3. Socialism can’t be fixed
Mises’s economic calculation problem
Hayekian knowledge problem
4. Democratic socialism isn’t an improvement
Hayek’s point about this is as follows: democracy is incompatible with socialism. What tends to happen is that central plans fail, and governments need dictatorial power to make the changes and adjustments necessary to keep the plan going. I think we’ve seen this sort of thing in healthcare politics.
Venezuela is an example of democratic socialism. Venezuela is discussing 2-months mandatory forced farm labor because they’re running out of food.
5. Socialism doesn’t produce equality
The wealthiest person in Venezuela is the daughter of Hugo Chavez – worth 4 billion – though she’s never had a job or ran a business. Chavez’s former financial minister, now in Europe, is worth 11 billion. Chavez’s old cronies are still living well despite the nightmare situation faced by the people.
Stalin was the wealthiest man alive. No one owned more property than him. In the USSR, all the top politicians had resort homes and secret bank accounts and lived very well.
DiLorenzo offers a couple of quotes from Mencken and Vonnegut.

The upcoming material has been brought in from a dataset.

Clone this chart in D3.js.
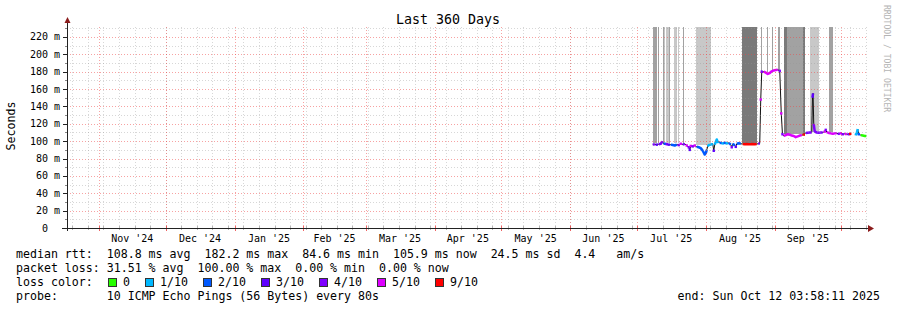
<!DOCTYPE html>
<html><head><meta charset="utf-8">
<script src="https://cdn.jsdelivr.net/npm/d3@7"></script>
<style>
body{margin:0;background:#fff}
svg{display:block}
text{font-family:"DejaVu Sans Mono","Liberation Mono",monospace;white-space:pre}
</style>
</head><body>
<svg id="c" width="897" height="310"></svg>
<script>
// ---------- data ----------
const chartTitle = "Last 360 Days";
const yAxisTitle = "Seconds";
const watermark = "RRDTOOL / TOBI OETIKER";
const endParts = [2025, 9, 12, 3, 58, 11];   // Sun Oct 12 03:58:11 2025
const spanDays = 360;
const yMax = 231.5;
const yMajorTicks = [0, 20, 40, 60, 80, 100, 120, 140, 160, 180, 200, 220];
const yMinorTicks = [10, 30, 50, 70, 90, 110, 130, 150, 170, 190, 210, 230];
const monthLabels = ["Nov '24", "Dec '24", "Jan '25", "Feb '25", "Mar '25", "Apr '25",
                     "May '25", "Jun '25", "Jul '25", "Aug '25", "Sep '25"];

// median RTT samples; time = days since 2025-07-01 00:00
const sampleDays = [7.2,8.1,9.0,9.9,10.8,11.25,11.7,12.6,13.5,14.4,15.3,16.2,17.1,18.0,18.9,19.8,20.7,21.6,22.5,23.4,23.85,24.3,25.2,26.1,27.0,27.9,28.8,29.7,30.6,31.05,31.5,31.95,32.4,33.3,34.2,34.65,35.1,36.0,36.45,36.9,37.8,38.7,39.6,40.5,41.4,42.3,42.75,43.2,44.1,44.55,45.0,45.9,46.8,47.7,48.6,49.5,50.4,51.3,52.2,53.1,54.0,54.68,55.35,55.8,56.25,57.15,58.05,58.95,59.85,60.75,61.65,62.55,63.45,64.35,65.03,65.57,66.15,67.05,67.95,68.85,69.75,70.65,71.55,72.45,73.35,74.25,75.15,76.05,76.95,77.85,78.75,79.07,79.34,79.65,80.1,81.0,81.9,82.8,83.7,84.6,85.05,85.5,86.4,87.3,88.2,89.1,90.0,90.9,91.8,92.7,93.6,94.5,95.4,96.08,96.75,97.65,98.33,99.0,99.45,99.9,100.8,101.7,102.6,103.28];
const medianMs = [96,96.5,96,96.5,97,99,98,97,96.5,96,96,95.5,95,96,95.5,97,96,97,95,93,90,94.5,94,95,93.5,93,92,89,84.6,86,90,94,95.5,96,97,89,96,102,99,99.5,98,97.5,98,97.5,98,96,93,97,95,93.5,97,97.5,97,96.8,96.5,96.8,96.5,96.5,96.8,96.5,96.8,97,97.5,148,180,180,179,177.5,178.5,180.5,181.5,182,182.2,181,132,108,106,107,108,107.5,106.5,106,104.6,105.5,106.5,107,107.5,109.5,109.8,110,110,150,155,120,111,110,109.8,110,110,111,113,110.5,109.5,109,108.5,109,109,108.5,109,108,108.5,108,108,108.5,null,null,107,109,114,108,107,106.5,106,105.9];
const lossLevel = [4,4,3,4,4,4,4,2,4,3,2,2,2,2,4,5,4,4,5,4,3,5,4,5,2,2,2,2,2,2,2,1,1,1,1,3,1,1,1,1,2,1,2,1,2,2,4,2,2,3,2,2,2,6,6,6,6,6,6,6,6,4,4,5,4,5,5,5,5,5,5,5,5,4,5,4,5,5,5,5,5,5,5,5,5,5,6,4,4,4,4,3,3,4,4,4,4,4,4,5,4,5,5,5,5,5,5,4,5,4,5,5,4,6,null,null,1,1,1,2,0,0,0,0];

const lossColors = ["#26ff00", "#00b8ff", "#0059ff", "#5e00ff", "#7e00ff", "#dd00ff", "#ff0000"];
const lossLabels = ["0", "1/10", "2/10", "3/10", "4/10", "5/10", "9/10"];

// smoke (ping spread) bands reaching off the top of the chart
const smokeStart = [7.2,9.45,11.7,12.3,13.05,14.5,16.65,18.45,21.0,26.55,47.5,55.8,58.4,60.75,63.75,66.15,67.7,74.8,77.85,86.5];
const smokeEnd   = [9.0,10.2,12.3,12.8,14.3,15.0,18.0,19.05,21.45,33.3,54.3,56.25,58.8,61.35,64.35,67.7,74.8,75.7,82.0,88.5];
const smokeShade = [1,1,1,0,0,1,0,0,1,0,2,1,1,1,1,2,1,2,0,1];
const smokeBase  = [98,98,98,98,98,98,98,98,98,96,98,180,180,182,182,108,108,108,111,111];
const smokeColors = ["#c8c8c8", "#a2a2a2", "#7a7a7a"];

const statLines = [
  "median rtt:  108.8 ms avg  182.2 ms max  84.6 ms min  105.9 ms now  24.5 ms sd  4.4   am/s",
  "packet loss: 31.51 % avg  100.00 % max  0.00 % min  0.00 % now",
  "loss color:",
  "probe:       10 ICMP Echo Pings (56 Bytes) every 80s"
];
const endLabel = "end: Sun Oct 12 03:58:11 2025";

// ---------- chart ----------
const svg = d3.select("#c");
const L = 66, R = 866, T = 27, B = 228;
const endTime = new Date(...endParts);
const startTime = d3.timeDay.offset(endTime, -spanDays);
const base = new Date(2025, 6, 1);
const toDate = d => new Date(base.getTime() + d * 86400000);

const x = d3.scaleTime().domain([startTime, endTime]).range([L, R]);
const y = d3.scaleLinear().domain([0, yMax]).range([B, T]);
const px = v => Math.round(v) + 0.5;

svg.append("rect").attr("width", 897).attr("height", 310).attr("fill", "#fff");

// smoke
const g = svg.append("g");
smokeStart.forEach((s, i) => {
  const x0 = x(toDate(s)), x1 = x(toDate(smokeEnd[i]));
  g.append("rect")
    .attr("x", x0).attr("width", Math.max(1, x1 - x0))
    .attr("y", T).attr("height", y(smokeBase[i]) - T)
    .attr("fill", smokeColors[smokeShade[i]])
    .attr("shape-rendering", "crispEdges");
});

// median (black thin line underneath)
const pts = sampleDays.map((d, i) => ({t: toDate(d), v: medianMs[i], l: lossLevel[i]}));
const line = d3.line().defined(p => p.v != null).x(p => x(p.t)).y(p => y(p.v));
svg.append("path").attr("d", line(pts)).attr("fill", "none")
  .attr("stroke", "#111").attr("stroke-width", 1);

// colored runs by loss level
let runs = [], cur = null;
pts.forEach(p => {
  if (p.v == null) { cur = null; return; }
  if (cur && cur.l === p.l) cur.pts.push(p);
  else { cur = {l: p.l, pts: [p]}; runs.push(cur); }
});
runs.forEach(r => {
  let d;
  if (r.pts.length === 1) {
    const cx = x(r.pts[0].t), cy = y(r.pts[0].v);
    d = `M${cx - 1.2},${cy}L${cx + 1.2},${cy}`;
  } else d = d3.line().x(p => x(p.t)).y(p => y(p.v))(r.pts);
  svg.append("path").attr("d", d).attr("fill", "none")
    .attr("stroke", lossColors[r.l]).attr("stroke-width", 2.5)
    .attr("stroke-linejoin", "round");
});

// grid (drawn on top, semi transparent, like rrdtool)
const grid = svg.append("g").attr("shape-rendering", "crispEdges");
const minorC = "rgba(150,150,150,0.38)", majorC = "rgba(240,70,70,0.5)";
yMinorTicks.forEach(v => {
  if (y(v) < T - 1) return;
  grid.append("line").attr("x1", L + 1).attr("x2", R).attr("y1", px(y(v))).attr("y2", px(y(v)))
    .attr("stroke", minorC).attr("stroke-dasharray", "1,2");
});
yMajorTicks.filter(v => v > 0).forEach(v => {
  grid.append("line").attr("x1", L + 1).attr("x2", R).attr("y1", px(y(v))).attr("y2", px(y(v)))
    .attr("stroke", majorC).attr("stroke-dasharray", "1,2");
});
const weeks = d3.timeSunday.range(startTime, endTime);
const months = d3.timeMonth.range(startTime, endTime);
weeks.forEach(w => {
  grid.append("line").attr("x1", px(x(w))).attr("x2", px(x(w))).attr("y1", T).attr("y2", B)
    .attr("stroke", minorC).attr("stroke-dasharray", "1,2");
  grid.append("line").attr("x1", px(x(w))).attr("x2", px(x(w))).attr("y1", B - 2).attr("y2", B + 2)
    .attr("stroke", "rgba(130,130,130,0.6)");
});
months.forEach(m => {
  grid.append("line").attr("x1", px(x(m))).attr("x2", px(x(m))).attr("y1", T).attr("y2", B)
    .attr("stroke", majorC).attr("stroke-dasharray", "1,2");
  grid.append("line").attr("x1", px(x(m))).attr("x2", px(x(m))).attr("y1", B - 2).attr("y2", B + 3)
    .attr("stroke", "rgba(235,60,60,0.8)");
});

// axes
const axC = "#222";
svg.append("line").attr("x1", L - 4).attr("x2", R + 3).attr("y1", B + 0.5).attr("y2", B + 0.5)
  .attr("stroke", axC).attr("shape-rendering", "crispEdges");
svg.append("line").attr("x1", L + 1.5).attr("x2", L + 1.5).attr("y1", B + 3).attr("y2", T - 5)
  .attr("stroke", axC).attr("shape-rendering", "crispEdges");
svg.append("path").attr("d", `M${R + 2},${B - 3}L${R + 8},${B + 0.5}L${R + 2},${B + 4}Z`).attr("fill", "#8b1c1c");
svg.append("path").attr("d", `M${L - 1.5},${T - 4}L${L + 1.5},${T - 10}L${L + 4.5},${T - 4}Z`).attr("fill", "#8b1c1c");

// y ticks + labels
yMajorTicks.forEach(v => {
  svg.append("line").attr("x1", L - 3).attr("x2", L + 1).attr("y1", px(y(v))).attr("y2", px(y(v)))
    .attr("stroke", axC).attr("shape-rendering", "crispEdges");
  svg.append("text").attr("x", v === 0 ? 48 : 60).attr("y", y(v) + 3.5)
    .attr("text-anchor", "end").attr("font-size", 10).attr("fill", "#000")
    .text(v === 0 ? "0" : v + " m");
});
yMinorTicks.forEach(v => {
  if (y(v) < T - 1) return;
  svg.append("line").attr("x1", L - 1).attr("x2", L + 1).attr("y1", px(y(v))).attr("y2", px(y(v)))
    .attr("stroke", "#888").attr("shape-rendering", "crispEdges");
});

// month labels (centred in each month)
months.forEach((m, i) => {
  if (i >= monthLabels.length) return;
  const mid = (x(m) + x(d3.timeMonth.offset(m, 1))) / 2;
  svg.append("text").attr("x", mid).attr("y", 241.5).attr("text-anchor", "middle")
    .attr("font-size", 10).attr("fill", "#000").text(monthLabels[i]);
});

// titles
svg.append("text").attr("x", 448).attr("y", 24).attr("text-anchor", "middle")
  .attr("font-size", 13.3).attr("fill", "#000").text(chartTitle);
svg.append("text").attr("transform", "translate(15,126) rotate(-90)").attr("text-anchor", "middle")
  .attr("font-size", 11.6).attr("fill", "#000").text(yAxisTitle);
svg.append("text").attr("transform", "translate(884,5) rotate(90)").attr("text-anchor", "start")
  .attr("font-size", 8.1).attr("fill", "#b4b4b4").text(watermark);

// stats legend
const rowY = [258, 272, 286, 300];
statLines.forEach((s, i) => {
  svg.append("text").attr("x", 16).attr("y", rowY[i]).attr("font-size", 11.6).attr("fill", "#000").text(s);
});
const boxX = [108, 145, 203, 261, 319, 377, 435];
lossLabels.forEach((lab, i) => {
  svg.append("rect").attr("x", boxX[i] + 0.5).attr("y", 278.5).attr("width", 8).attr("height", 8)
    .attr("fill", lossColors[i]).attr("stroke", "#333").attr("shape-rendering", "crispEdges");
  svg.append("text").attr("x", boxX[i] + 15).attr("y", rowY[2]).attr("font-size", 11.6)
    .attr("fill", "#000").text(lab);
});
svg.append("text").attr("x", 880).attr("y", rowY[3]).attr("text-anchor", "end")
  .attr("font-size", 11.6).attr("fill", "#000").text(endLabel);
</script>
</body></html>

6. Socialism is responsible for terrible crimes against humanity
Hayek: the worst rise to the top. Once of the reasons is the imposition of a government plan that will replace private plans. Force and violence become necessary to keep the central plan in place.
USSR – 20 million
China – 60 million
Vietnam – 1 million
North Korea – 2 million
Cambodia – 2 million
Eastern Europe – 1 million
Latin America – 150,000
Africa – 1.7 million
Afghanistan – 1.5 million
7. Fascism is a form of socialism
Benito Mussolini wrote in his biography that fascism, like socialism, was fundamentally opposed to the needs and wants of the individual over and against the primary goals of the central state. German socialists and Soviet socialists spread these same collectivist ideas. Socialists, fascists, and communists of whatever nationality were all opposed to classical liberalism. The differences between them are all minor variations.